***** Dataset extract *****

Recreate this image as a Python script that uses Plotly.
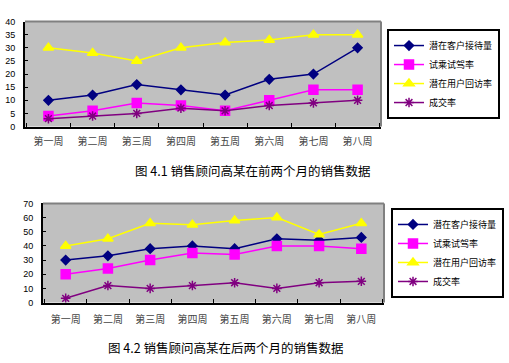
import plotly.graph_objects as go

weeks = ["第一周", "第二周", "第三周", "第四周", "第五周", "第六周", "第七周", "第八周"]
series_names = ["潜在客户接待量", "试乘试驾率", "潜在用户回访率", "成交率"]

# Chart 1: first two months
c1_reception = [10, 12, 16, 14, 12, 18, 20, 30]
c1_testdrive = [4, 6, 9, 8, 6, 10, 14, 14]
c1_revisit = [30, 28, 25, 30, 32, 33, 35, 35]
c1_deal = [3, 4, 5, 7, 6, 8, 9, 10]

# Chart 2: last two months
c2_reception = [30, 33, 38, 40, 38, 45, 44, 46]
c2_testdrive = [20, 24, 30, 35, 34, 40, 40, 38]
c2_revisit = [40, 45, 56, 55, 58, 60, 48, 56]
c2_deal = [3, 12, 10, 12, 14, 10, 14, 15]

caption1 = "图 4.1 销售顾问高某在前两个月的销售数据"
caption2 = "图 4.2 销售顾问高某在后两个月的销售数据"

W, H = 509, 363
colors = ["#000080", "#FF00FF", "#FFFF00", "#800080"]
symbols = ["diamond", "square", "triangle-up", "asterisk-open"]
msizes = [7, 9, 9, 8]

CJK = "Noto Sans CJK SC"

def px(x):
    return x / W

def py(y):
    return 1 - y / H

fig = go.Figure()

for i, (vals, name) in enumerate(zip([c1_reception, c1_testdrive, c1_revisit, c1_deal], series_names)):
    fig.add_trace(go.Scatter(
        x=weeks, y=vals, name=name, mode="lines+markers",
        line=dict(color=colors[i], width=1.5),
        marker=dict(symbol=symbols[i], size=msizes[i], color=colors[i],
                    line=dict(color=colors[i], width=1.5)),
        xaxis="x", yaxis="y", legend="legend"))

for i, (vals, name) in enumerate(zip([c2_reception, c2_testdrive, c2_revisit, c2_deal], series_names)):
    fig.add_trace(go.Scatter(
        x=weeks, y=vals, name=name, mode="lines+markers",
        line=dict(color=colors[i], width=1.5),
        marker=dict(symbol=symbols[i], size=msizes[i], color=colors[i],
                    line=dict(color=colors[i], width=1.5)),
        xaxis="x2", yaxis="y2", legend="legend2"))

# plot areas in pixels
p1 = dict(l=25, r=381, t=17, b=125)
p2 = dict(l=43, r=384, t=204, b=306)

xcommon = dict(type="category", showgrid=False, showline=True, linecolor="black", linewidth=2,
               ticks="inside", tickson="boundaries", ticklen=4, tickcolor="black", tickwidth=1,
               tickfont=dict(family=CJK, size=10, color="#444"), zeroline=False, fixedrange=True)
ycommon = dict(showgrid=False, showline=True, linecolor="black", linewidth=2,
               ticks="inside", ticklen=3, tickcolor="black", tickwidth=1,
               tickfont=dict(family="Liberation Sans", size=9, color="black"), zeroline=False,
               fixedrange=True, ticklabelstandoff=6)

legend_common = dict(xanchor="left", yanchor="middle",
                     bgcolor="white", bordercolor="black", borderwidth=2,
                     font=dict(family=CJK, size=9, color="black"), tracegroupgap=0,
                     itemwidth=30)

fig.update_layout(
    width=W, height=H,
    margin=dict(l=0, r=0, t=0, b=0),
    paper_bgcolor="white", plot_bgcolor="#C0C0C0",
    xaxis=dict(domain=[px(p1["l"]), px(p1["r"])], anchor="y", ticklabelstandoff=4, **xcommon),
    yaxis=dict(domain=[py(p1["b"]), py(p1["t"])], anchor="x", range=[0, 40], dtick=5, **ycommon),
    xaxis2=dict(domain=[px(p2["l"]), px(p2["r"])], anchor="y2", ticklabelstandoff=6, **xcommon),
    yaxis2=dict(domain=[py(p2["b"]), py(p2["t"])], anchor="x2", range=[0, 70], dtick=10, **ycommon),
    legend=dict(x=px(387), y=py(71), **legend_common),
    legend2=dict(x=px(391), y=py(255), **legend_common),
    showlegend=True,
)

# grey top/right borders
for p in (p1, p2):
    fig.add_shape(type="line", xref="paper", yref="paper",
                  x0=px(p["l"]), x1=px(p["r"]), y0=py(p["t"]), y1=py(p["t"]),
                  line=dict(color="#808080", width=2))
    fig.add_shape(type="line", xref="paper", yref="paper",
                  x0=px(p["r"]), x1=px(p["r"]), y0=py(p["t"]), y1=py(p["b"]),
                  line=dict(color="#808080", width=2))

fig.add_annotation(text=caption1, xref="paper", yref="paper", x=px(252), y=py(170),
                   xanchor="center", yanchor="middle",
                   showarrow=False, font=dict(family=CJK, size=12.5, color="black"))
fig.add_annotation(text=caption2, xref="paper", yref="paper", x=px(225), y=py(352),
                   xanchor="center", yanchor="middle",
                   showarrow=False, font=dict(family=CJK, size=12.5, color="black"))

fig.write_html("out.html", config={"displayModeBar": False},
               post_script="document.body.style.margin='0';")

*****

→ Objective:
Your task is to reproduce exactly the lines from the start of the data above through the line containing "p2 = dict(l=43, r=384, t=204, b=306)", leaving every picture out.

→ Correct output:
Recreate this image as a Python script that uses Plotly.
import plotly.graph_objects as go

weeks = ["第一周", "第二周", "第三周", "第四周", "第五周", "第六周", "第七周", "第八周"]
series_names = ["潜在客户接待量", "试乘试驾率", "潜在用户回访率", "成交率"]

# Chart 1: first two months
c1_reception = [10, 12, 16, 14, 12, 18, 20, 30]
c1_testdrive = [4, 6, 9, 8, 6, 10, 14, 14]
c1_revisit = [30, 28, 25, 30, 32, 33, 35, 35]
c1_deal = [3, 4, 5, 7, 6, 8, 9, 10]

# Chart 2: last two months
c2_reception = [30, 33, 38, 40, 38, 45, 44, 46]
c2_testdrive = [20, 24, 30, 35, 34, 40, 40, 38]
c2_revisit = [40, 45, 56, 55, 58, 60, 48, 56]
c2_deal = [3, 12, 10, 12, 14, 10, 14, 15]

caption1 = "图 4.1 销售顾问高某在前两个月的销售数据"
caption2 = "图 4.2 销售顾问高某在后两个月的销售数据"

W, H = 509, 363
colors = ["#000080", "#FF00FF", "#FFFF00", "#800080"]
symbols = ["diamond", "square", "triangle-up", "asterisk-open"]
msizes = [7, 9, 9, 8]

CJK = "Noto Sans CJK SC"

def px(x):
    return x / W

def py(y):
    return 1 - y / H

fig = go.Figure()

for i, (vals, name) in enumerate(zip([c1_reception, c1_testdrive, c1_revisit, c1_deal], series_names)):
    fig.add_trace(go.Scatter(
        x=weeks, y=vals, name=name, mode="lines+markers",
        line=dict(color=colors[i], width=1.5),
        marker=dict(symbol=symbols[i], size=msizes[i], color=colors[i],
                    line=dict(color=colors[i], width=1.5)),
        xaxis="x", yaxis="y", legend="legend"))

for i, (vals, name) in enumerate(zip([c2_reception, c2_testdrive, c2_revisit, c2_deal], series_names)):
    fig.add_trace(go.Scatter(
        x=weeks, y=vals, name=name, mode="lines+markers",
        line=dict(color=colors[i], width=1.5),
        marker=dict(symbol=symbols[i], size=msizes[i], color=colors[i],
                    line=dict(color=colors[i], width=1.5)),
        xaxis="x2", yaxis="y2", legend="legend2"))

# plot areas in pixels
p1 = dict(l=25, r=381, t=17, b=125)
p2 = dict(l=43, r=384, t=204, b=306)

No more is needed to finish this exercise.